IRS Christian Weller
Thursday, 17 April 2014, 4pm, TIM Social Area
Perceived Value for Co-Designed Products with 3D Printing
Recently, it has been highlighted that additive manufacturing (AM) or colloquially “3D printing” potentially sparks a new industrial revolution. In particular, AM offers benefits in flexibly producing highly customized products at no cost penalties in manufacturing because neither tools nor molds are required. Although scholars have comprehensively investigated technological aspects of AM, economic discussions remain scarce.
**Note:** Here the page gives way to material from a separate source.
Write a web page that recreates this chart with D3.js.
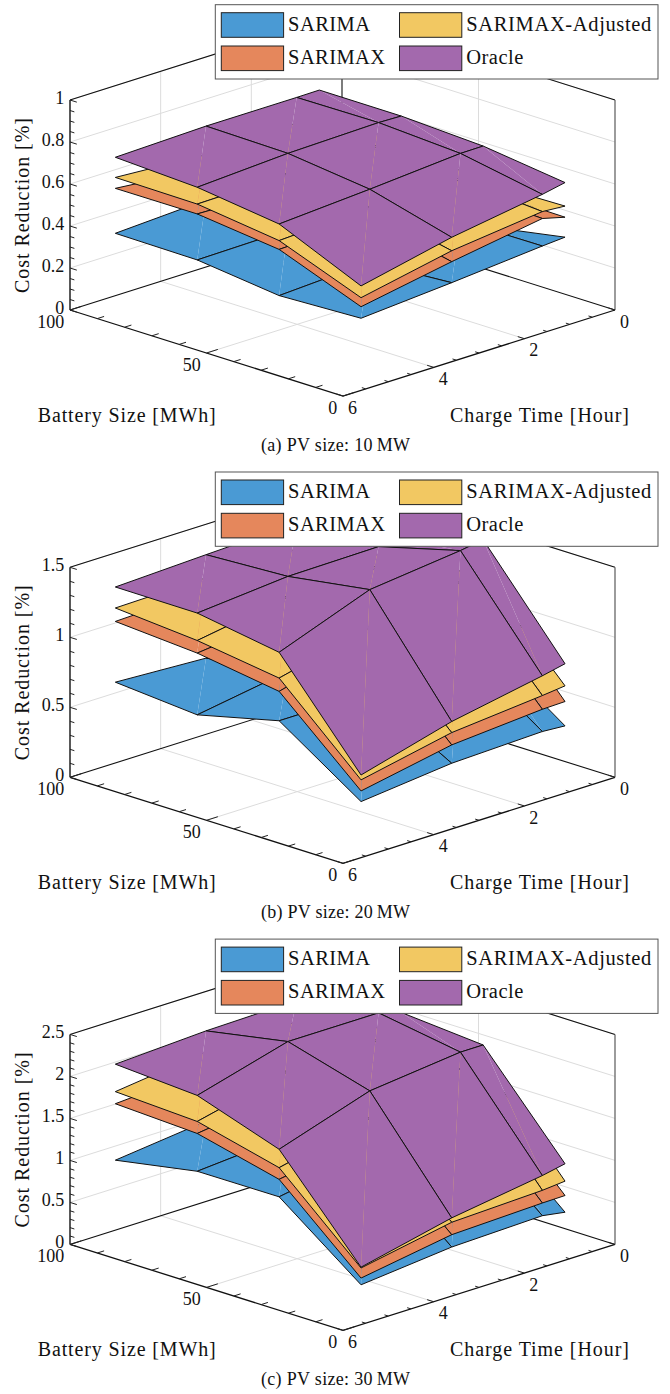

Trying to bring the current media hype surrounding AM down to an analytical level, the goal of this study is to assess AM’s technological benefit of costless customization as a source of value creation for firms. This is why consumers were asked how they value three different degrees of product co-design freedom in an experiment that simulates an online buying process for espresso cups, while each consumer was randomly shown two of the three scenarios. The scenario with the highest level of product co-design freedom is eventually enabled by AM. In this scenario, consumers could continuously adjust a product’s design. The other scenarios were represented by a modular approach to product co-design and a conventional assortment choice. Based on feedback of more than 360 consumers, this empirical study underlines (1) the perceived value of higher product co-design freedom enabled by AM, and (2) the importance of showing the buying scenarios in the right sequence in order to maximize consumers’ willingness to pay.